Однако из философской категории сущности нельзя как из непосредственного основания логическим путем вывести собственную правовую сущность какого-либо явления. Л.И. Спиридонов отмечал: «Прямое соотнесение философских понятий и “соответствующих” им правовых референтных групп попросту невозможно. Для категорий диалектической логики, составляющих развитую научную систему, вначале теоретического исследования права еще нет правоведческих эквивалентов»[4]. Попытка дедуцировать сущность конкретного предмета в юридической науке сводится обычно к итоговому утверждению о том, что сущность — главное в предмете, а затем главным в праве объявляется это или вот это. При таком подходе, как считал А.В. Петров, всегда остается смутное ощущение несколько произвольного выбора исследователем критерия отделения главного от неглавного, и потому его указание на сущность права носит случайный характер, что противоречит самой природе сущности[5]. Как преодолеть сложившиеся стереотипы? Н.И. Козюбра[6] и Л.И. Спиридонов[7], исследуя тенденции права, отмечали необходимость изучения взаимного влияния права, экономических и социальных процессов. Они указывали на целесообразность использования в исследовательских целях достижений различных областей общественных и иных наук, на отказ от традиционно юридических интерпретаций научных категорий с целью их же обогащения и эффективности использования в правовых исследованиях.
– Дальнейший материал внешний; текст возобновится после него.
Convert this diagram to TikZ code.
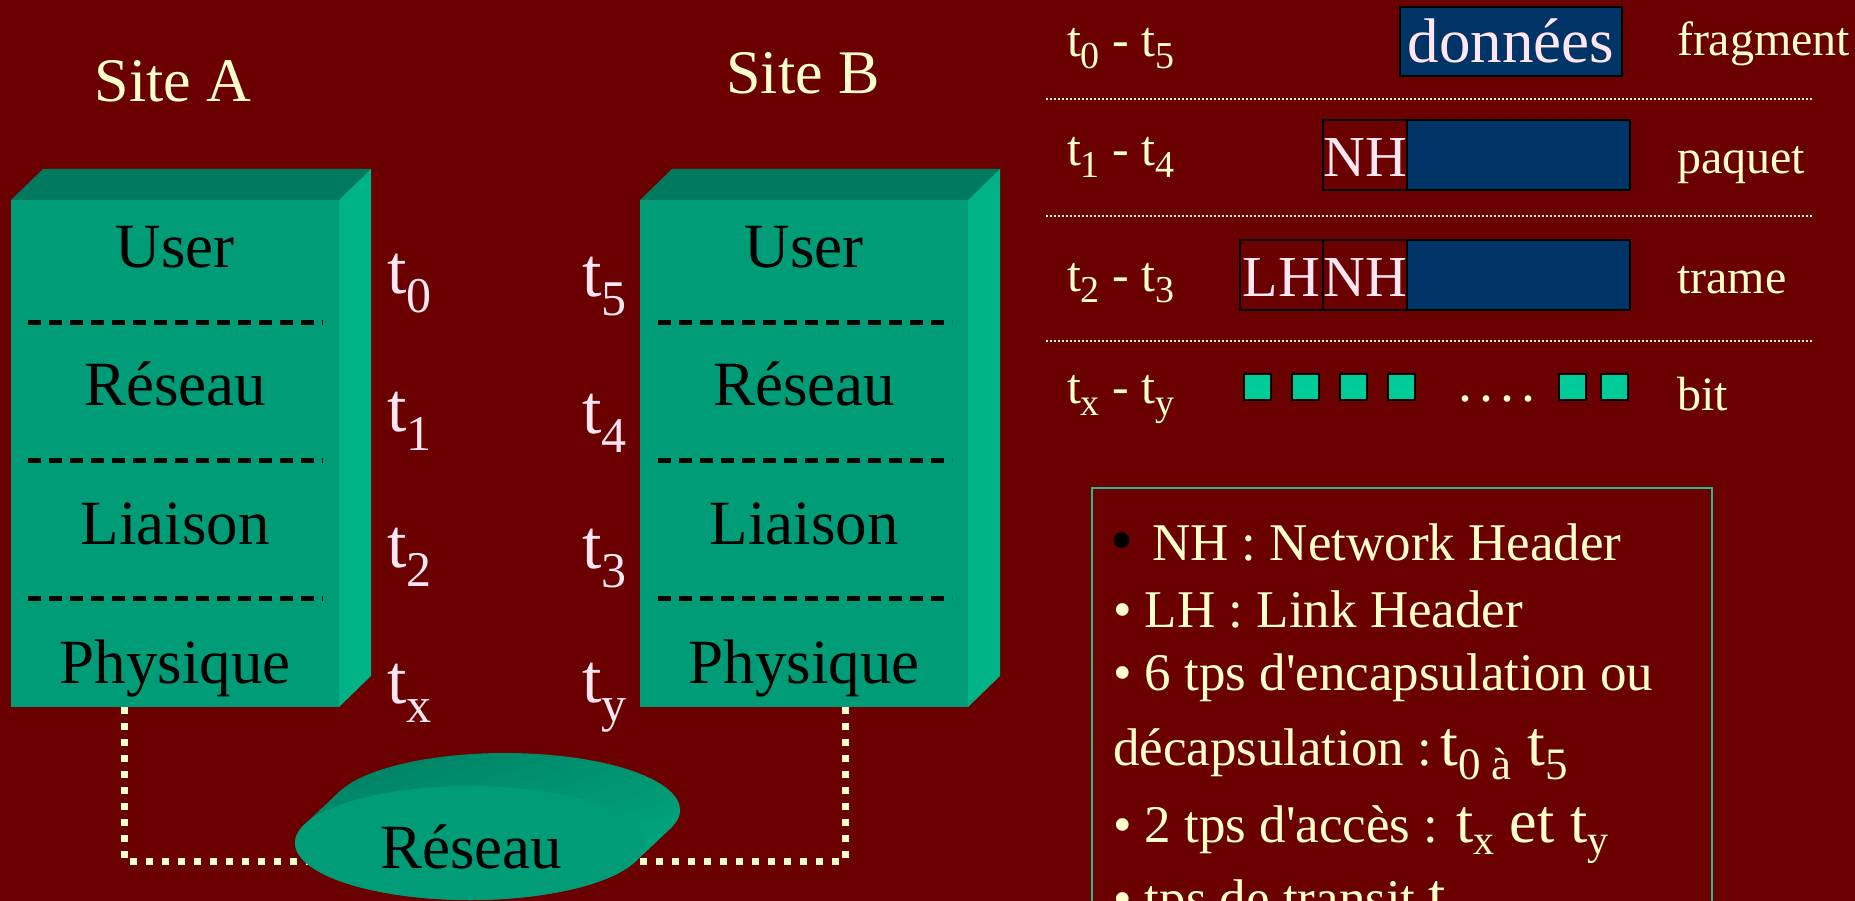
\documentclass[tikz,border=0pt]{standalone}
\usepackage{fontspec}
\setmainfont{Liberation Serif}
\usetikzlibrary{calc,shapes.geometric,shadings}
\definecolor{bg}{HTML}{6B0000}
\definecolor{frontc}{HTML}{009B77}
\definecolor{topc}{HTML}{007A5E}
\definecolor{sidec}{HTML}{00B386}
\definecolor{navy}{HTML}{003366}
\definecolor{bitc}{HTML}{00CC99}
\definecolor{cream}{HTML}{FFFFCC}
\definecolor{pinkw}{HTML}{FFE6F2}
\definecolor{legb}{HTML}{2EB592}
\newcommand{\Sub}[3]{\raisebox{-#2pt}{\fontsize{#1}{#1}\selectfont #3}}
\pgfdeclarelayer{bgl}
\pgfdeclarelayer{back}
\pgfsetlayers{bgl,back,main}
\begin{document}
\begin{tikzpicture}[x=1pt,y=-1pt,
  every node/.style={inner sep=0pt, outer sep=0pt},
  front/.style={fill=frontc, minimum width=328pt, minimum height=507pt, anchor=north west},
  sepline/.style={line width=5pt, dash pattern=on 13pt off 8pt, black},
  layer/.style={anchor=base, font=\fontsize{63}{63}\selectfont, text=black},
  tlab/.style={anchor=base west, font=\fontsize{70}{70}\selectfont, text=pinkw},
  site/.style={anchor=base, font=\fontsize{62}{62}\selectfont, text=cream},
  tt/.style={anchor=base west, font=\fontsize{50}{50}\selectfont, text=cream},
  rl/.style={anchor=base west, font=\fontsize{48}{48}\selectfont, text=cream},
  hdr/.style={draw=black, line width=2pt, text=pinkw, text depth=0pt, text height=44pt, font=\fontsize{58}{58}\selectfont, minimum height=70pt},
  bit/.style={draw=black, line width=2pt, fill=bitc, minimum width=27pt, minimum height=26pt},
  dotsep/.style={cream, line width=1.6pt, dash pattern=on 1.6pt off 2.4pt},
  leg/.style={anchor=base west, font=\fontsize{53}{53}\selectfont, text=cream},
  link/.style={cream, line width=7pt, dash pattern=on 7pt off 9pt}
]
\begin{pgfonlayer}{bgl}
\fill[bg] (0,0) rectangle (1855,901);
\end{pgfonlayer}
\useasboundingbox (0,0) rectangle (1855,901);
\clip (0,0) rectangle (1855,901);

% titles
\node[site] (sA) at (173,102) {Site A};
\node[site] (sB) at (803,94) {Site B};

% box A
\node[front] (A) at (11,200) {};
\fill[topc] (A.north west) -- ++(32,-31) -- ($(A.north east)+(32,-31)$) -- (A.north east) -- cycle;
\fill[sidec] (A.north east) -- ++(32,-31) -- ($(A.south east)+(32,-31)$) -- (A.south east) -- cycle;
\foreach \d in {122,260,398}
  \draw[sepline] ($(A.north west)+(17,\d)$) -- ($(A.north east)+(-16,\d)$);
\node[layer] (Au) at ($(A.north)+(0,68)$) {User};
\node[layer] (Ar) at ($(A.north)+(0,205)$) {Réseau};
\node[layer] (Al) at ($(A.north)+(0,344)$) {Liaison};
\node[layer] (Ap) at ($(A.north)+(0,483)$) {Physique};

% box B
\node[front] (B) at (640,200) {};
\fill[topc] (B.north west) -- ++(32,-31) -- ($(B.north east)+(32,-31)$) -- (B.north east) -- cycle;
\fill[sidec] (B.north east) -- ++(32,-31) -- ($(B.south east)+(32,-31)$) -- (B.south east) -- cycle;
\foreach \d in {122,260,398}
  \draw[sepline] ($(B.north west)+(18,\d)$) -- ($(B.north east)+(-16,\d)$);
\node[layer] (Bu) at ($(B.north)+(0,68)$) {User};
\node[layer] (Br) at ($(B.north)+(0,205)$) {Réseau};
\node[layer] (Bl) at ($(B.north)+(0,344)$) {Liaison};
\node[layer] (Bp) at ($(B.north)+(0,483)$) {Physique};

% time labels
\node[tlab] (t0) at (387,294) {t\Sub{50}{19}{0}};
\node[tlab] (t1) at (387,431) {t\Sub{50}{19}{1}};
\node[tlab] (t2) at (387,567) {t\Sub{50}{19}{2}};
\node[tlab] (tx) at (387,703) {t\Sub{50}{19}{x}};
\node[tlab] (t5) at (582,297) {t\Sub{50}{19}{5}};
\node[tlab] (t4) at (582,433) {t\Sub{50}{19}{4}};
\node[tlab] (t3) at (582,568) {t\Sub{50}{19}{3}};
\node[tlab] (ty) at (582,702) {t\Sub{50}{19}{y}};

% network
\coordinate (pa) at ($(A.south west)+(113,0)$);
\coordinate (pb) at ($(B.south west)+(205,0)$);
\shade[upper left=topc, upper right=topc!55!sidec, lower left=topc!45!sidec, lower right=sidec] (304.6,824.4) -- (339.6,791.4)
  arc[start angle=199.06, end angle=379.06, x radius=175, y radius=57] -- (635.4,861.6)
  arc[start angle=19.06, end angle=199.06, x radius=175, y radius=57] -- cycle;
\node[ellipse, fill=frontc, minimum width=350pt, minimum height=114pt] (net) at (470,843) {};
\node[layer] (netl) at (471,868) {Réseau};
\begin{pgfonlayer}{back}
\draw[link] (pa) |- ($(net.center)+(0,18)$);
\draw[link] (pb) |- ($(net.center)+(0,18)$);
\end{pgfonlayer}

% table
\node[tt] (r0) at (1067,57) {t\Sub{38}{12}{0} - t\Sub{38}{12}{5}};
\node[tt] (r1) at (1067,166) {t\Sub{38}{12}{1} - t\Sub{38}{12}{4}};
\node[tt] (r2) at (1067,291) {t\Sub{38}{12}{2} - t\Sub{38}{12}{3}};
\node[tt] (r3) at (1067,403) {t\Sub{38}{12}{x} - t\Sub{38}{12}{y}};
\draw[dotsep] (1046,99) -- (1813,99);
\draw[dotsep] (1046,216) -- (1813,216);
\draw[dotsep] (1046,341) -- (1813,341);

\node[hdr, fill=navy, minimum width=222pt, minimum height=69pt, text height=43pt, font=\fontsize{63}{63}\selectfont] (dat) at (1511,41.5) {données};
\node[hdr, fill=bg, minimum width=84pt] (nh1) at (1365,155) {NH};
\node[hdr, fill=navy, minimum width=223pt] (d1) at (1518.5,155) {};
\node[hdr, fill=bg, minimum width=83pt] (lh2) at (1281.5,275) {LH};
\node[hdr, fill=bg, minimum width=84pt] (nh2) at (1365,275) {NH};
\node[hdr, fill=navy, minimum width=223pt] (d2) at (1518.5,275) {};

\node[bit] (b1) at (1257.5,387) {};
\node[bit] (b2) at (1305.5,387) {};
\node[bit] (b3) at (1353.5,387) {};
\node[bit] (b4) at (1401.5,387) {};
\node[tt, font=\fontsize{56}{56}\selectfont] (dots) at (1458,401) {.\kern7pt.\kern7pt.\kern7pt.};
\node[bit] (b5) at (1572.5,387) {};
\node[bit] (b6) at (1614.5,387) {};

\node[rl] (lf) at (1677,56) {fragment};
\node[rl] (lp) at (1677,174) {paquet};
\node[rl] (lt) at (1677,294) {trame};
\node[rl] (lb) at (1677,410) {bit};

% legend
\draw[legb, line width=1.5pt] (1092,488) rectangle (1712,980);
\node[leg, text=black, font=\fontsize{66}{66}\selectfont] (l1b) at (1110,562) {•};
\node[leg] (l1) at (1152,560) {NH : Network Header};
\node[leg] (l2) at (1113,627) {• LH : Link Header};
\node[leg] (l3) at (1113,690) {• 6 tps d\textquotesingle encapsulation ou};
\node[leg] (l4) at (1113,765) {décapsulation :\kern8pt{\fontsize{64}{64}\selectfont t\Sub{45}{14}{0 à} t\Sub{45}{14}{5}}};
\node[leg] (l5) at (1113,842) {• 2 tps d\textquotesingle accès : {\fontsize{62}{62}\selectfont t\Sub{42}{12}{x} et t\Sub{42}{12}{y}}};
\node[leg] (l6) at (1113,916) {• tps de transit {\fontsize{62}{62}\selectfont t}};
\end{tikzpicture}
\end{document}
При познании правового явления есть еще одна, не менее значимая задача — это определение его основных параметров. Параметры любого явления обусловлены его свойствами и образуют его качественную сторону. Понятие «параметр» теперь часто употребляется для описания правовых явлений, хотя содержит некий оттенок математической точности, строгой определенности, которая практически несвойственна категориям гуманитарного толка. Параметры помогают более наглядно, предметно и осязаемо раскрыть содержательную, сущностную и функциональную стороны правового явления, позволяют отличить его от сходных явлений.
Важное направление в исследовательской деятельности, значение которого трудно переоценить в любой отрасли знания и тем более в правовой науке, — построение категорийного аппарата. Без основательного познания этих скоординированных между собой узловых понятий невозможно повысить методологический уровень правовых исследований, разрабатывать и совершенствовать законодательство. Вообще, категории в науке (от греч. kathgoria — высказывание) — это функциональные понятия, формы мысли, типы связи субъекта и предиката в суждении, устойчивые способы предицирования, существующие в языке, составляющие условия возможности опытного знания и имеющие априорное значение в качестве универсалий и предельных понятий[8]. В современной отечественной литературе философскому анализу подвергаются следующие категории: количество, мера, качество, субстанция, материя, пространство, время, движение[9]. Правовые категории и понятия, как отмечал А.М. Васильев, являясь логическим выражением знаний о предмете, призваны обеспечивать объединение правовых знаний, полученных отраслевыми юридическими науками, и позволяют достигнуть полноты и определенности исследуемого правового явления[10]. В.К. Бабаев считал, что в правовых категориях находят яркое и последовательное выражение уровень и история развития юридической науки, характер и содержание решаемых ею проблем[11].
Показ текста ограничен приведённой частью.